The recent paper “Why Indexing works” [1] gives a probabilistic explanation of the futility of the Active process and why Passive Indexing is hard to beat. For every 1000 people who read the Wall Street Journal, maybe 10 read the Bloomberg Markets (BM) magazine and for every 10 who read the last month’s issue of BM maybe 1 read this research paper cited in the article [2]. And you don’t need a geologist to tell you that the chances to dig and find are small. This is why making a mathematical case against the underperformance of the USD 16 trillion plus active market using hypothetical probabilities is not easy.

Agreed that probabilities don’t lie but it’s the assumptions that generate those probabilities that could be flimsy. Probabilities can indicate or anticipate underperformance or outperformance but they cannot claim to own the basis for poor Active underperformance. Manufacturing hypothetical probabilities are an easy and rather effective way to feed back inefficiency into the system. The more the quant researchers, the more the probability manufacturing and hence more the inefficiency. The farcical aspect is that the probabilities cited by the authors of the paper in discussion assume efficiency.
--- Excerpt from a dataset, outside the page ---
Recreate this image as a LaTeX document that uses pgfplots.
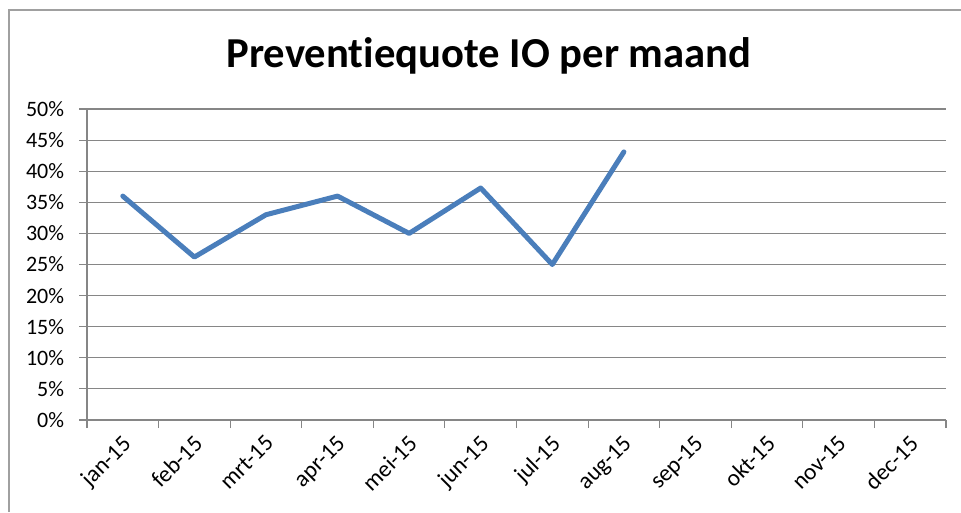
\documentclass[border=0pt]{standalone}
\usepackage{fontspec}
\setmainfont{Carlito}[Ligatures=NoCommon]
\usepackage{pgfplots}
\pgfplotsset{compat=1.18}
\definecolor{xlblue}{HTML}{4A7EBB}
\definecolor{xlgrid}{HTML}{868686}
\definecolor{xlframe}{HTML}{A0A0A0}
\begin{document}
\begin{tikzpicture}
\useasboundingbox (0,0) rectangle (720.75pt,384pt);
\draw[xlframe, line width=1.5pt] (6.75pt,0) -- (6.75pt,376.5pt) -- (721pt,376.5pt);
\node[font=\fontsize{32}{38}\selectfont\bfseries] at (366.75pt,342pt) {Preventiequote IO per maand};
\begin{axis}[
  at={(65.25pt,69pt)}, anchor=south west,
  scale only axis, width=644.25pt, height=233.25pt,
  xmin=-0.5, xmax=11.5, ymin=0, ymax=50,
  axis lines*=left,
  axis line style={xlgrid, line width=0.8pt},
  ytick={0,5,...,50},
  yticklabel={\pgfmathprintnumber{\tick}\%},
  ymajorgrids, grid style={xlgrid, line width=0.8pt},
  xtick={0,...,11},
  xticklabels={jan-15,feb-15,mrt-15,apr-15,mei-15,jun-15,jul-15,aug-15,sep-15,okt-15,nov-15,dec-15},
  minor xtick={-0.5,0.5,...,11.5},
  major x tick style={draw=none},
  tick align=outside,
  major tick length=6pt, minor tick length=6pt,
  tick style={xlgrid, line width=0.8pt},
  /pgf/number format/assume math mode=true,
  yticklabel style={font=\fontsize{16.5}{19}\selectfont, inner sep=0pt, xshift=-11pt},
  xticklabel style={font=\fontsize{17.5}{21}\selectfont, rotate=45, anchor=north east, inner sep=0pt, xshift=-4pt, yshift=-2pt},
  clip=false,
]
\addplot[xlblue, line width=3.75pt, line join=round, line cap=round] coordinates {
(0,36) (1,26.2) (2,33) (3,36) (4,30) (5,37.3) (6,25) (7,43.1)
};
\end{axis}
\end{tikzpicture}
\end{document}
The paper in question makes more than a few assumptions. First, it makes the assumption of Geometric Brownian Motion (GBM) [3] as a realistic statistical distribution to understand markets. Random walk, efficiency, normality is stone age thinking in today’s quantum world. There is enough literature out there on power law and its natural and stock market expression. Despite such prominence, the power law has an army of detractors. In such a context, the GBM hypothesis has limited relevance. Even if there was a perfect statistical distribution, thinkers like Eugene Stanley [4] and his global academic followers would have determined it and Mandelbrot [5] would have attained Wall Street cult. Second, the authors assume that Active managers are still working with redundant statistical distributions to generate alpha. The third assumption is a Trojan horse that turns the argument against Indexing itself. Think about it, is selection just for the Active manager? Can the Passive manager do without selection? Are the Indexing companies building baskets insulated from selection? Selection is everywhere and blurs the line between what’s Active and what’s Passive.
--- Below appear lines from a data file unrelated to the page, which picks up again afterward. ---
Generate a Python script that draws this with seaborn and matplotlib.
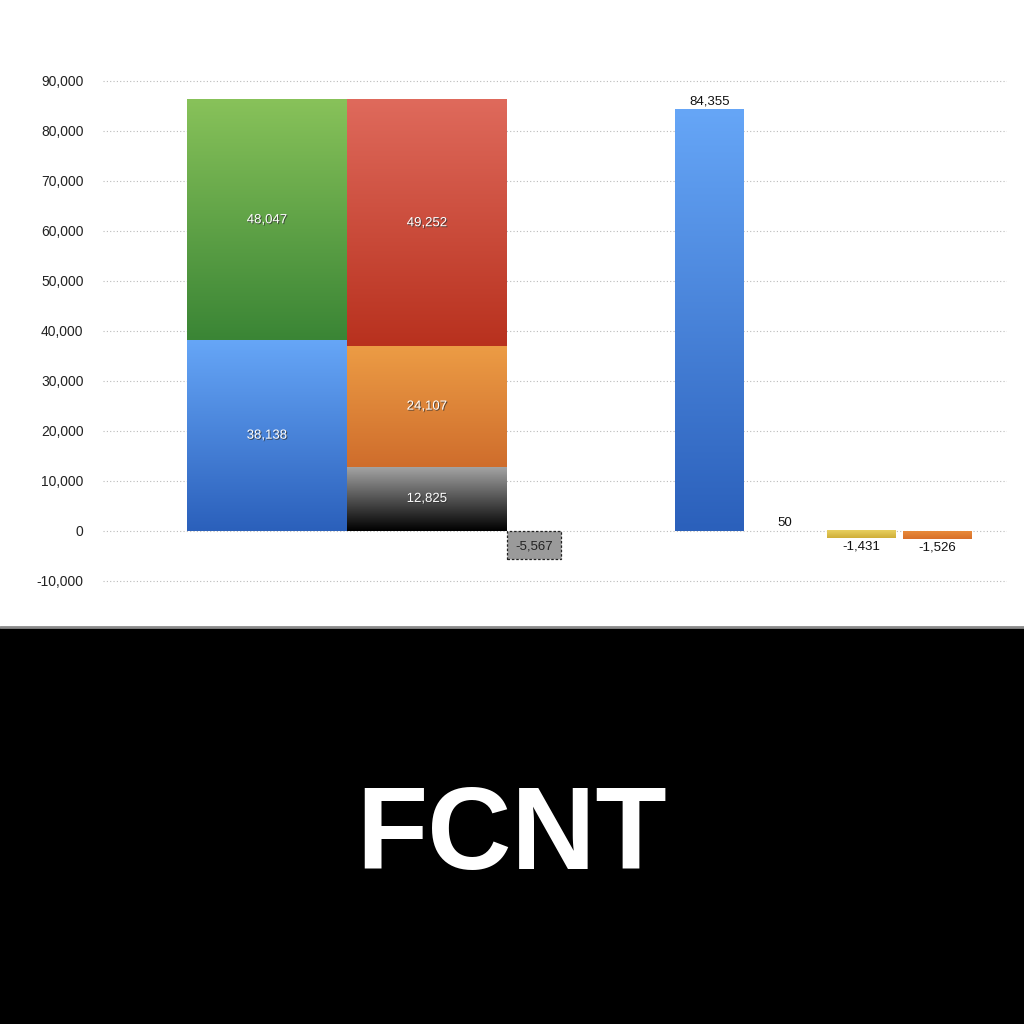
import numpy as np
import matplotlib
matplotlib.use("Agg")
import matplotlib.pyplot as plt
import matplotlib.patheffects as pe
from matplotlib.colors import to_rgb
from matplotlib.patches import Rectangle
import seaborn as sns

# balance sheet (left) and income statement (right), millions of yen
assets = [38138, 48047]                 # bottom -> top
liabilities = [12825, 24107, 49252]     # bottom -> top
adjustment = -5567
pl_values = [84355, 50, -1431, -1526]

asset_colors = [("#66a6f7", "#2b60bb"), ("#88c25a", "#3a8535")]
liab_colors = [("#a6a6a6", "#000000"), ("#ec9c45", "#cf6d2c"), ("#df6a5c", "#b8311e")]
pl_colors = [("#66a6f7", "#2b60bb"), ("#66a6f7", "#2b60bb"),
             ("#e8d060", "#cfae38"), ("#e88a3a", "#d86f2a")]

yticks = list(range(-10000, 100000, 10000))

sns.set_theme(style="white")
plt.rcParams["font.family"] = ["Liberation Sans", "DejaVu Sans"]

fig = plt.figure(figsize=(10.24, 10.24), dpi=100)
fig.patch.set_facecolor("white")
ax = fig.add_axes([103 / 1024, 1 - 596 / 1024, 904 / 1024, 535 / 1024])
ax.set_xlim(0, 904)
ax.set_ylim(-13000, 94000)


def grad_bar(x, w, bottom, height, colors):
    # tiny bars (under a pixel) are drawn flat so they stay near invisible
    if abs(height) < 300:
        ax.bar(x, height, width=w, bottom=bottom, color=colors[1], linewidth=0, zorder=2)
        return
    top_c, bot_c = np.array(to_rgb(colors[0])), np.array(to_rgb(colors[1]))
    t = np.linspace(0, 1, 256)[:, None]
    img = (top_c * (1 - t) + bot_c * t)[:, None, :]
    y0, y1 = bottom, bottom + height
    ax.imshow(img, extent=[x - w / 2, x + w / 2, min(y0, y1), max(y0, y1)],
              aspect="auto", origin="upper", zorder=2, interpolation="bilinear")


inner = dict(ha="center", va="center", color="white", fontsize=9.5, zorder=5,
             path_effects=[pe.withSimplePatchShadow(offset=(0.7, -0.7),
                                                    shadow_rgbFace="#333333", alpha=0.8)])

# left: assets stack
x_a, w_big = 164, 160
b = 0
for v, c in zip(assets, asset_colors):
    grad_bar(x_a, w_big, b, v, c)
    ax.text(x_a, b + v / 2, f"{v:,}", **inner)
    b += v

# middle: liabilities / equity stack
x_l = 324
b = 0
for v, c in zip(liabilities, liab_colors):
    grad_bar(x_l, w_big, b, v, c)
    ax.text(x_l, b + v / 2, f"{v:,}", **inner)
    b += v

# adjustment box
x_adj, w_adj = 431, 54
ax.add_patch(Rectangle((x_adj - w_adj / 2, adjustment), w_adj, -adjustment,
                       facecolor="#9a9a9a", edgecolor="#222222", linestyle=(0, (2, 1.5)),
                       linewidth=0.9, zorder=3))
ax.text(x_adj, adjustment / 2 - 300, f"{adjustment:,}", ha="center", va="center",
        fontsize=9.5, color="#222222", zorder=5)

# right: income statement bars
pl_x = [606.5, 682, 758.5, 834.5]
w_pl = 69
for x, v, c in zip(pl_x, pl_values, pl_colors):
    grad_bar(x, w_pl, 0, v, c)
    if v >= 0:
        ax.text(x, v + 300, f"{v:,}", ha="center", va="bottom", fontsize=9.5,
                color="#111111", zorder=5)
    else:
        ax.text(x, v - 500, f"{v:,}", ha="center", va="top", fontsize=9.5,
                color="#111111", zorder=5)

ax.set_yticks(yticks)
ax.set_yticklabels([f"{t:,}" for t in yticks], fontsize=10, color="#222222")
ax.tick_params(axis="y", length=0, pad=14)
ax.set_xticks([])
ax.grid(axis="y", color="#bbbbbb", linestyle=(0, (1, 2)), linewidth=0.8, zorder=0)
ax.set_axisbelow(True)
sns.despine(ax=ax, left=True, bottom=True)

# black banner with company name
fig.patches.append(Rectangle((0, 0), 1, 397 / 1024, transform=fig.transFigure,
                             facecolor="black", edgecolor="none", zorder=0))
fig.lines.append(plt.Line2D([0, 1], [397 / 1024, 397 / 1024], transform=fig.transFigure,
                            color="#8a8a8a", linewidth=2))
fig.text(0.5, 1 - 869 / 1024, "FCNT", ha="center", va="baseline", color="white",
         fontsize=84, fontweight="bold")

fig.savefig("out.png", dpi=100, facecolor="white")
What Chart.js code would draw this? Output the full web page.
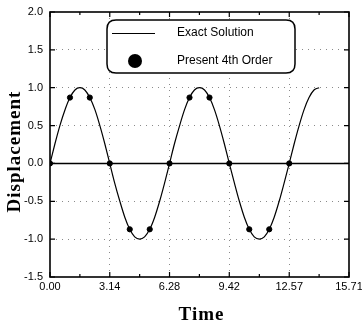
<!DOCTYPE html>
<html>
<head>
<meta charset="utf-8">
<script src="https://cdn.jsdelivr.net/npm/chart.js@4"></script>
<style>
html,body{margin:0;padding:0;background:#fff;}
#wrap{position:relative;width:362px;height:323px;}
</style>
</head>
<body>
<div id="wrap"><canvas id="c" width="362" height="323"></canvas></div>
<script>
// Exact solution curve
const exactTime = [0,0.26,0.52,0.79,1.05,1.31,1.57,1.83,2.09,2.36,2.62,2.88,3.14,3.40,3.67,3.93,4.19,4.45,4.71,4.97,5.24,5.50,5.76,6.02,6.28,6.54,6.81,7.07,7.33,7.59,7.85,8.12,8.38,8.64,8.90,9.16,9.42,9.69,9.95,10.21,10.47,10.73,11.00,11.26,11.52,11.78,12.04,12.30,12.57,12.83,13.09,13.35,13.61,13.87,14.14];
const exactDisp = [0,0.26,0.5,0.71,0.87,0.97,1,0.97,0.87,0.71,0.5,0.26,0,-0.26,-0.5,-0.71,-0.87,-0.97,-1,-0.97,-0.87,-0.71,-0.5,-0.26,0,0.26,0.5,0.71,0.87,0.97,1,0.97,0.87,0.71,0.5,0.26,0,-0.26,-0.5,-0.71,-0.87,-0.97,-1,-0.97,-0.87,-0.71,-0.5,-0.26,0,0.26,0.5,0.71,0.87,0.97,1];
// Present 4th order points
const presentTime = [0,1.05,2.09,3.14,4.19,5.24,6.28,7.33,8.38,9.42,10.47,11.52,12.57];
const presentDisp = [0,0.87,0.87,0,-0.87,-0.87,0,0.87,0.87,0,-0.87,-0.87,0];
// Tick values
const xTicks = [0,3.14,6.28,9.42,12.57,15.71];
const xMinorTicks = [1.57,4.71,7.85,11.0,14.14];
const yTicks = [-1.5,-1.0,-0.5,0.0,0.5,1.0,1.5,2.0];
const seriesLabels = ['Exact Solution','Present 4th Order'];
const xTitle = 'Time';
const yTitle = 'Displacement';

const tickFont = {family:'Liberation Sans, Arial, sans-serif', size:11};
const titleFontCss = 'bold 19px "Liberation Serif", "Times New Roman", serif';

const framePlugin = {
  id:'frame',
  beforeDatasetsDraw(chart){
    const {ctx, chartArea:a, scales:{x,y}} = chart;
    ctx.save();
    ctx.strokeStyle='#000'; ctx.lineWidth=1.6;
    const y0 = y.getPixelForValue(0);
    ctx.beginPath(); ctx.moveTo(a.left,y0); ctx.lineTo(a.right,y0); ctx.stroke();
    ctx.restore();
  },
  afterDraw(chart){
    const {ctx, chartArea:a, scales:{x,y}} = chart;
    ctx.save();
    ctx.strokeStyle='#000';
    ctx.lineWidth=1.6;
    ctx.strokeRect(a.left,a.top,a.right-a.left,a.bottom-a.top);
    ctx.lineWidth=1.2;
    ctx.beginPath();
    xTicks.forEach(v=>{const p=x.getPixelForValue(v); ctx.moveTo(p,a.bottom); ctx.lineTo(p,a.bottom-5); ctx.moveTo(p,a.top); ctx.lineTo(p,a.top+5);});
    xMinorTicks.forEach(v=>{const p=x.getPixelForValue(v); ctx.moveTo(p,a.bottom); ctx.lineTo(p,a.bottom-3); ctx.moveTo(p,a.top); ctx.lineTo(p,a.top+3);});
    yTicks.forEach(v=>{const p=y.getPixelForValue(v); ctx.moveTo(a.left,p); ctx.lineTo(a.left+5,p); ctx.moveTo(a.right,p); ctx.lineTo(a.right-5,p);});
    ctx.stroke();
    // legend
    const bx=107, by=20, bw=188, bh=53, r=9;
    ctx.beginPath();
    ctx.moveTo(bx+r,by); ctx.lineTo(bx+bw-r,by); ctx.quadraticCurveTo(bx+bw,by,bx+bw,by+r);
    ctx.lineTo(bx+bw,by+bh-r); ctx.quadraticCurveTo(bx+bw,by+bh,bx+bw-r,by+bh);
    ctx.lineTo(bx+r,by+bh); ctx.quadraticCurveTo(bx,by+bh,bx,by+bh-r);
    ctx.lineTo(bx,by+r); ctx.quadraticCurveTo(bx,by,bx+r,by);
    ctx.closePath();
    ctx.fillStyle='#fff'; ctx.fill();
    ctx.lineWidth=1.5; ctx.stroke();
    ctx.lineWidth=1;
    ctx.beginPath(); ctx.moveTo(112,33.5); ctx.lineTo(155,33.5); ctx.stroke();
    ctx.beginPath(); ctx.arc(135,61,7,0,Math.PI*2); ctx.fillStyle='#000'; ctx.fill();
    ctx.font='12px "Liberation Sans", Arial, sans-serif';
    ctx.textBaseline='middle'; ctx.textAlign='left';
    ctx.fillText(seriesLabels[0],177,33);
    ctx.fillText(seriesLabels[1],177,61);
    // axis titles
    ctx.font = titleFontCss;
    ctx.textAlign='center'; ctx.textBaseline='alphabetic';
    ctx.letterSpacing = '1px';
    ctx.fillText(xTitle, (a.left+a.right)/2 + 2, 320);
    ctx.letterSpacing = '1px';
    ctx.translate(20, (a.top+a.bottom)/2 + 7);
    ctx.rotate(-Math.PI/2);
    ctx.fillText(yTitle, 0, 0);
    ctx.restore();
  }
};

new Chart(document.getElementById('c'), {
  type:'scatter',
  data:{
    datasets:[
      {label:seriesLabels[0], data:exactTime.map((t,i)=>({x:t,y:exactDisp[i]})), showLine:true, borderColor:'#000', borderWidth:1.2, pointRadius:0, cubicInterpolationMode:'monotone', order:2},
      {label:seriesLabels[1], data:presentTime.map((t,i)=>({x:t,y:presentDisp[i]})), showLine:false, pointRadius:2.6, pointBackgroundColor:'#000', pointBorderColor:'#000', order:1}
    ]
  },
  options:{
    responsive:false, animation:false, devicePixelRatio:1,
    layout:{padding:{top:12,right:13,left:0,bottom:0}},
    plugins:{legend:{display:false}, tooltip:{enabled:false}},
    scales:{
      x:{
        type:'linear', min:0, max:15.71,
        afterBuildTicks(s){ s.ticks = xTicks.map(v=>({value:v})); },
        afterFit(s){ s.height = 46; s.paddingLeft = 0; s.paddingRight = 0; },
        ticks:{color:'#000', font:tickFont, padding:3, maxRotation:0, autoSkip:false, callback:v=>Number(v).toFixed(2)},
        grid:{color:ctx=>(ctx.tick && (ctx.tick.value===0||ctx.tick.value===15.71))?'rgba(0,0,0,0)':'#8a8a8a', lineWidth:1, drawTicks:false},
        border:{display:false, dash:[1,5]},
        title:{display:false}
      },
      y:{
        type:'linear', min:-1.5, max:2.0,
        afterBuildTicks(s){ s.ticks = yTicks.map(v=>({value:v})); },
        afterFit(s){ s.width = 50; s.paddingTop = 0; s.paddingBottom = 0; },
        ticks:{color:'#000', font:tickFont, padding:7, callback:v=>Number(v).toFixed(1)},
        grid:{color:ctx=>(ctx.tick && (ctx.tick.value===0||ctx.tick.value===2||ctx.tick.value===-1.5))?'rgba(0,0,0,0)':'#8a8a8a', lineWidth:1, drawTicks:false},
        border:{display:false, dash:[1,5]},
        title:{display:false}
      }
    }
  },
  plugins:[framePlugin]
});
</script>
</body>
</html>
Indexing is not just about a certain Market Capitalized weighted basket [6]. Indexing is about factors today and a few claim to have discovered 458 factors [7] like the 486 cryptocurrencies [8], overrated and ticking like time bombs. This means that the probability which the authors cite as working against stock selecting Active managers also works against the Beta and Smart Beta companies which are at the mercy of the same probabilities that grace the various Indexing methodologies, giving them a year of success (outperformance) and a few years of failure (underperformance). So just like Active managers, Indexing as an idea is destined to fail, periodically not only because of its construction (which requires selection) but also because investors and asset managers have a few million choices to “Select” from.

This means that the positive skew problem highlighted by the authors is not just the bane for the Active manager but even disastrous for the Passive industry. Hence the probabilistic argument made by the authors in favor of Passive and against Active falls apart. The surviving Active manager's search for ‘gold in garbage’ (a data science expression) has advanced beyond the use of generic statistical distributions. It's time we saw some new age mathematical research that makes a real case to solve the alpha problems rather than the same banal smarter Passive, dumb Active overused themes.

Bibliography

[1] Heaton. J. B, Polson, N. G, Witte. J. H., “Why Indexing Works”, October 2015, SSRN.
[2] Another Reason for Active’s Decline, April/May 2017, Bloomberg Markets.
[3] Saichev, A. I., Malevergne, Y., Sornette, D. “Theories of Zipf’s Law and beyond”, 2009, Springer.
[4] Matia, K. Pal, M, Stanley, E. Salunkay, H. “EPL – Scale dependent price fluctuations for the Indian stock market”, 2004, Europhysics Letters.
[5] Mandelbrot, B., “A Multifractal Walk down Wall Street”, February 1999, Scientific American.
[6] Pal, M., “Is Smart Beta Dumb”, March 2017, SSRN.
[7] Authers, J. “A clinical test of the 5 most popular Smart Beta factors”, March 2017, Financial Times
[8] Osterrieder, J., Chan, S., Chu, J., Nadarajah, S. “A Statistical Analysis of Cryptocurrencies”, April 2017, SSRN.